((
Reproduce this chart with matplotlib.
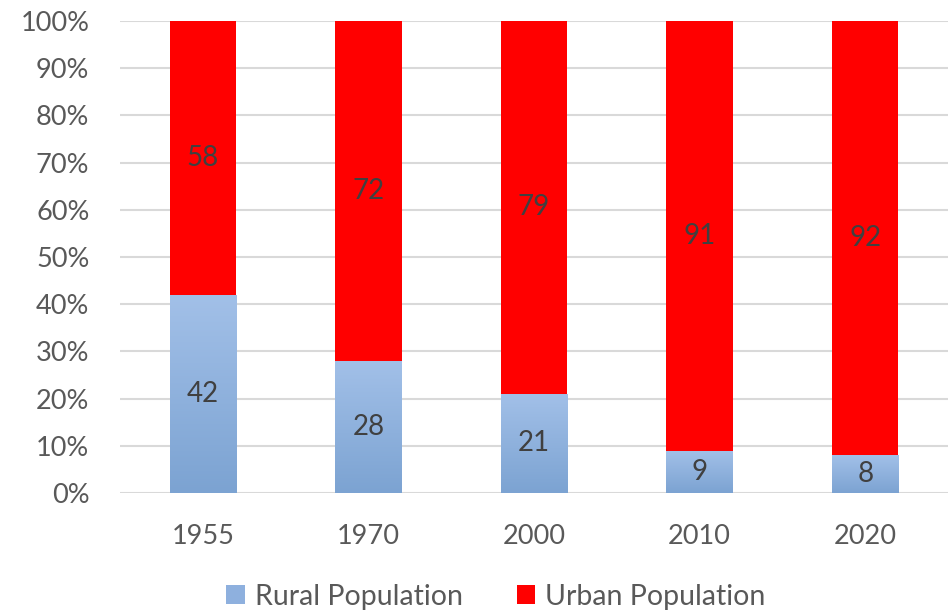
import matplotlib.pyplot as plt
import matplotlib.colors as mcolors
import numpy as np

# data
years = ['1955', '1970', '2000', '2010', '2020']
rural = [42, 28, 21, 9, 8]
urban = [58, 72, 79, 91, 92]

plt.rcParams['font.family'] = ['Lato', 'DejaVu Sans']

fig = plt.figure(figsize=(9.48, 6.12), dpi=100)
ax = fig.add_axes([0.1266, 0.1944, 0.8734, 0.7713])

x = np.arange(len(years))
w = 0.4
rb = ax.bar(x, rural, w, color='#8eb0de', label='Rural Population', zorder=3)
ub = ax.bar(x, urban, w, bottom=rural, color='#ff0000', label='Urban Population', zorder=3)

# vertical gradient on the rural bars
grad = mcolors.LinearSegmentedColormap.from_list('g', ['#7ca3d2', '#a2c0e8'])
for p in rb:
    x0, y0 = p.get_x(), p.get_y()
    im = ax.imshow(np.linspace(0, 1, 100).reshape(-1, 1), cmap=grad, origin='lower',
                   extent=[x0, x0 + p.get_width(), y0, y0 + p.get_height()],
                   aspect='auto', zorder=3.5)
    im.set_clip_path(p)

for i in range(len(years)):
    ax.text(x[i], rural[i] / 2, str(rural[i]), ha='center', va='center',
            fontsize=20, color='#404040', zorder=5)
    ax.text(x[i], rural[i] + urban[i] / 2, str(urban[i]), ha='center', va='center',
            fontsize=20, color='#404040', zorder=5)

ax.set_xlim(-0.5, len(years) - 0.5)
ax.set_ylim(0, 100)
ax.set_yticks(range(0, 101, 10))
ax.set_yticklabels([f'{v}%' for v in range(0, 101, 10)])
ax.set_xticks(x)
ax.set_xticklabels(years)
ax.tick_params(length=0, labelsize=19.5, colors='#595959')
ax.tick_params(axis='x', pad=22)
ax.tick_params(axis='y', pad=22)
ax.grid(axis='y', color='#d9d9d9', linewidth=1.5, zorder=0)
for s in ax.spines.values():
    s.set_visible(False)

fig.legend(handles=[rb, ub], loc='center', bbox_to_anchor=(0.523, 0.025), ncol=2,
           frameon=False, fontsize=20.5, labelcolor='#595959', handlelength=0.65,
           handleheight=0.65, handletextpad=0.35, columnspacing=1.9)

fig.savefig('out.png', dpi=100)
))
### TASK BRIEF
Your copy of the data above should match it exactly, except that pictures are left out.

### ANSWER BELOW
Reproduce this chart with matplotlib.
import matplotlib.pyplot as plt
import matplotlib.colors as mcolors
import numpy as np

# data
years = ['1955', '1970', '2000', '2010', '2020']
rural = [42, 28, 21, 9, 8]
urban = [58, 72, 79, 91, 92]

plt.rcParams['font.family'] = ['Lato', 'DejaVu Sans']

fig = plt.figure(figsize=(9.48, 6.12), dpi=100)
ax = fig.add_axes([0.1266, 0.1944, 0.8734, 0.7713])

x = np.arange(len(years))
w = 0.4
rb = ax.bar(x, rural, w, color='#8eb0de', label='Rural Population', zorder=3)
ub = ax.bar(x, urban, w, bottom=rural, color='#ff0000', label='Urban Population', zorder=3)

# vertical gradient on the rural bars
grad = mcolors.LinearSegmentedColormap.from_list('g', ['#7ca3d2', '#a2c0e8'])
for p in rb:
    x0, y0 = p.get_x(), p.get_y()
    im = ax.imshow(np.linspace(0, 1, 100).reshape(-1, 1), cmap=grad, origin='lower',
                   extent=[x0, x0 + p.get_width(), y0, y0 + p.get_height()],
                   aspect='auto', zorder=3.5)
    im.set_clip_path(p)

for i in range(len(years)):
    ax.text(x[i], rural[i] / 2, str(rural[i]), ha='center', va='center',
            fontsize=20, color='#404040', zorder=5)
    ax.text(x[i], rural[i] + urban[i] / 2, str(urban[i]), ha='center', va='center',
            fontsize=20, color='#404040', zorder=5)

ax.set_xlim(-0.5, len(years) - 0.5)
ax.set_ylim(0, 100)
ax.set_yticks(range(0, 101, 10))
ax.set_yticklabels([f'{v}%' for v in range(0, 101, 10)])
ax.set_xticks(x)
ax.set_xticklabels(years)
ax.tick_params(length=0, labelsize=19.5, colors='#595959')
ax.tick_params(axis='x', pad=22)
ax.tick_params(axis='y', pad=22)
ax.grid(axis='y', color='#d9d9d9', linewidth=1.5, zorder=0)
for s in ax.spines.values():
    s.set_visible(False)

fig.legend(handles=[rb, ub], loc='center', bbox_to_anchor=(0.523, 0.025), ncol=2,
           frameon=False, fontsize=20.5, labelcolor='#595959', handlelength=0.65,
           handleheight=0.65, handletextpad=0.35, columnspacing=1.9)

fig.savefig('out.png', dpi=100)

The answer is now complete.